→ Required task
Quote the data exactly, first line to the line containing "280, step: 20", with no pictures.

→ Collected material
>> BEGIN
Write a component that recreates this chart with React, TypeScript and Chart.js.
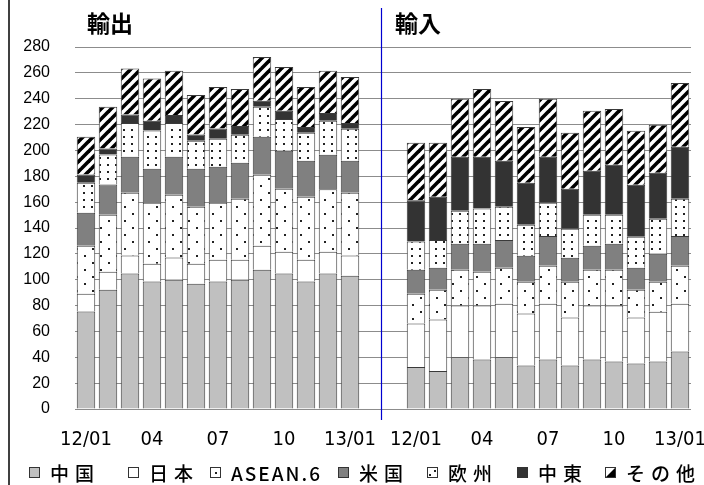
import React, { useEffect, useRef } from "react";
import { Chart, registerables } from "chart.js";

Chart.register(...registerables);

// ---- data ----
const seriesNames = ["中国", "日本", "ASEAN.6", "米国", "欧州", "中東", "その他"];
const monthLabels = ["12/01", "", "", "04", "", "", "07", "", "", "10", "", "", "13/01"];
const groupTitles = ["輸出", "輸入"];
const yTicks = { min: 0, max: 280, step: 20 };

// exports (輸出)
const exportChina = [75.5, 92.3, 104.9, 98.7, 100, 96.9, 98.7, 100, 107.7, 104.9, 98.7, 104.9, 103.1];
const exportJapan = [13.7, 13.9, 13.9, 13.6, 17.2, 15.4, 16.7, 15.4, 18.5, 16.7, 16.7, 16.7, 15.7];
const exportAsean = [37, 44.1, 48.5, 47.3, 48.5, 44.2, 44.2, 47.3, 55, 48.8, 48.8, 48.3, 48.5];
const exportUS = [25.6, 23.4, 27.8, 26.2, 29.4, 29.3, 27.8, 27.8, 29.3, 29.3, 27.8, 26.7, 24.7];
const exportEU = [23.2, 23.2, 26.2, 29.6, 26.2, 21.6, 21.6, 21.6, 23.2, 24.7, 21.6, 26.3, 24.7];
const exportME = [6.4, 4.6, 6.5, 7.5, 6.2, 4.9, 8, 6.7, 4.7, 6.2, 4.6, 6.1, 4.6];
const exportOther = [29.1, 32.2, 35.5, 32.7, 34.2, 30.6, 32.1, 28.8, 33.9, 34, 30.9, 32.7, 35.5];

// imports (輸入)
const importChina = [32.4, 29.3, 40.1, 38.3, 40.1, 33.7, 38.3, 33.7, 38.3, 36.8, 35.2, 36.8, 44.5];
const importJapan = [33.7, 39.9, 39.9, 41.7, 41.4, 40.1, 43.2, 37, 41.7, 43.2, 35.5, 38.5, 37];
const importAsean = [23.1, 23.1, 27.7, 26.2, 27.8, 24.7, 29.3, 27.8, 27.7, 27.7, 21.6, 23.2, 29.3];
const importUS = [18.5, 17, 20.1, 21.6, 21.5, 20, 23.1, 18.5, 18.5, 20.1, 17, 21.5, 23.1];
const importEU = [21.8, 21.5, 25.6, 27.2, 25.7, 24.1, 25.7, 22.5, 24.1, 22.5, 24, 27.2, 28.8];
const importME = [31.9, 33.4, 41.7, 40.1, 35.5, 32.4, 35.5, 30.9, 34, 38.6, 40.2, 35.5, 40.1];
const importOther = [44.5, 41.7, 44.8, 52.5, 46.3, 43.2, 44.8, 43.2, 46.3, 43.2, 41.7, 37.1, 49.4];

const exportSeries = [exportChina, exportJapan, exportAsean, exportUS, exportEU, exportME, exportOther];
const importSeries = [importChina, importJapan, importAsean, importUS, importEU, importME, importOther];

// ---- patterns ----
function tile(w: number, h: number, draw: (c: CanvasRenderingContext2D) => void) {
  const cv = document.createElement("canvas");
  cv.width = w;
  cv.height = h;
  const c = cv.getContext("2d")!;
  c.fillStyle = "#ffffff";
  c.fillRect(0, 0, w, h);
  draw(c);
  return cv;
}

function makeFills(ctx: CanvasRenderingContext2D) {
  const asean = tile(16, 14, (c) => {
    c.fillStyle = "#222";
    c.fillRect(4, 3, 2, 2);
    c.fillRect(12, 10, 2, 2);
  });
  const eu = tile(8, 7, (c) => {
    c.fillStyle = "#222";
    c.fillRect(3, 3, 2, 2);
  });
  const stripes = tile(10, 10, (c) => {
    c.strokeStyle = "#000";
    c.lineWidth = 3.6;
    for (const off of [-10, 0, 10]) {
      c.beginPath();
      c.moveTo(off - 1, 11);
      c.lineTo(off + 11, -1);
      c.stroke();
    }
  });
  return [
    "#c0c0c0",
    "#ffffff",
    ctx.createPattern(asean, "repeat")!,
    "#808080",
    ctx.createPattern(eu, "repeat")!,
    "#333333",
    ctx.createPattern(stripes, "repeat")!,
  ];
}

// ---- decoration plugin: titles, divider, left rule, legend ----
const legendX = [29, 128, 210, 338, 427, 517, 605];

const decorPlugin = {
  id: "decor",
  afterDraw(chart: any) {
    const { ctx, scales } = chart;
    const x = scales.x;
    ctx.save();
    // left rule
    ctx.strokeStyle = "#000";
    ctx.lineWidth = 1.5;
    ctx.beginPath();
    ctx.moveTo(9, 0);
    ctx.lineTo(9, chart.height);
    ctx.stroke();
    // divider between groups
    const dx = Math.round((x.getPixelForValue(13) + x.getPixelForValue(14)) / 2) - 1.5;
    ctx.strokeStyle = "#0000d0";
    ctx.lineWidth = 1.2;
    ctx.beginPath();
    ctx.moveTo(dx, 8);
    ctx.lineTo(dx, 420);
    ctx.stroke();
    // group titles
    ctx.fillStyle = "#000";
    ctx.font = 'bold 23px "Noto Sans CJK JP", sans-serif';
    ctx.textAlign = "left";
    ctx.textBaseline = "middle";
    ctx.fillText(groupTitles[0], x.getPixelForValue(0) + 1, 23);
    ctx.fillText(groupTitles[1], x.getPixelForValue(14) + 1, 23);
    // legend
    const by = 467;
    const bs = 11;
    chart.data.datasets.forEach((ds: any, i: number) => {
      const lx = legendX[i];
      ctx.fillStyle = "#fff";
      ctx.fillRect(lx, by, bs, bs);
      if (i === 0) { ctx.fillStyle = "#c0c0c0"; ctx.fillRect(lx, by, bs, bs); }
      if (i === 3) { ctx.fillStyle = "#808080"; ctx.fillRect(lx, by, bs, bs); }
      if (i === 5) { ctx.fillStyle = "#333333"; ctx.fillRect(lx, by, bs, bs); }
      if (i === 2) { ctx.fillStyle = "#222"; ctx.fillRect(lx + 5, by + 5, 2, 2); }
      if (i === 4) {
        ctx.fillStyle = "#222";
        ctx.fillRect(lx + 7, by + 3, 2, 2);
        ctx.fillRect(lx + 2, by + 7, 2, 2);
      }
      if (i === 6) {
        ctx.fillStyle = "#000";
        ctx.beginPath();
        ctx.moveTo(lx + bs, by);
        ctx.lineTo(lx + bs, by + bs);
        ctx.lineTo(lx, by + bs);
        ctx.closePath();
        ctx.fill();
      }
      ctx.strokeStyle = "#333";
      ctx.lineWidth = 1;
      ctx.strokeRect(lx + 0.5, by + 0.5, bs - 1, bs - 1);
      ctx.fillStyle = "#000";
      ctx.font = '500 19px "Noto Sans CJK JP", sans-serif';
      (ctx as any).letterSpacing = i === 2 ? "2px" : "6px";
      ctx.textBaseline = "middle";
      ctx.fillText(ds.label, lx + bs + 10, by + bs / 2 + 1);
      (ctx as any).letterSpacing = "0px";
    });
    ctx.restore();
  },
};

export default function App() {
  const canvasRef = useRef<HTMLCanvasElement | null>(null);

  useEffect(() => {
    document.body.style.margin = "0";
    const canvas = canvasRef.current!;
    const ctx = canvas.getContext("2d")!;
    const fills = makeFills(ctx);
    const labels = [...monthLabels, "", "", ...monthLabels];
    const datasets = seriesNames.map((name, i) => ({
      label: name,
      data: [...exportSeries[i], null, null, ...importSeries[i]],
      backgroundColor: fills[i],
      borderColor: "#3a3a3a",
      borderWidth: 1,
      categoryPercentage: 0.84,
      barPercentage: 1,
    }));

    const chart = new Chart(ctx, {
      type: "bar",
      data: { labels, datasets: datasets as any },
      plugins: [decorPlugin],
      options: {
        animation: false,
        responsive: false,
        maintainAspectRatio: false,
        layout: { padding: { left: 20, right: 13, top: 47, bottom: 0 } },
        plugins: {
          legend: { display: false },
          tooltip: { enabled: false },
          title: { display: false },
        },
        scales: {
          x: {
            stacked: true,
            grid: { display: false, drawTicks: false },
            border: { display: false },
            ticks: {
              autoSkip: false,
              maxRotation: 0,
              minRotation: 0,
              padding: 19,
              color: "#000",
              font: { family: '"Liberation Sans Narrow", "DejaVu Sans Condensed", "Liberation Sans", sans-serif', size: 20 },
            },
            afterFit(s: any) {
              s.height = 76;
              s.paddingLeft = 0;
              s.paddingRight = 0;
            },
          },
          y: {
            stacked: true,
            min: yTicks.min,
            max: yTicks.max,
            ticks: {
              stepSize: yTicks.step,
              padding: 25,
              color: "#000",
              font: { family: '"Liberation Sans", Arial, sans-serif', size: 16 },
            },
            grid: { color: "#8c8c8c", lineWidth: 1, drawTicks: false },
            border: { display: false },
            afterFit(s: any) {
              s.width = 55;
              s.paddingTop = 0;
              s.paddingBottom = 0;
            },
          },
        },
      },
    });
    return () => chart.destroy();
  }, []);

  return (
    <div style={{ width: 704, height: 485, position: "relative", background: "#fff" }}>
      <canvas ref={canvasRef} width={704} height={485} style={{ display: "block", width: 704, height: 485 }} />
    </div>
  );
}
>> END
→ Answer for the task
Write a component that recreates this chart with React, TypeScript and Chart.js.
import React, { useEffect, useRef } from "react";
import { Chart, registerables } from "chart.js";

Chart.register(...registerables);

// ---- data ----
const seriesNames = ["中国", "日本", "ASEAN.6", "米国", "欧州", "中東", "その他"];
const monthLabels = ["12/01", "", "", "04", "", "", "07", "", "", "10", "", "", "13/01"];
const groupTitles = ["輸出", "輸入"];
const yTicks = { min: 0, max: 280, step: 20 };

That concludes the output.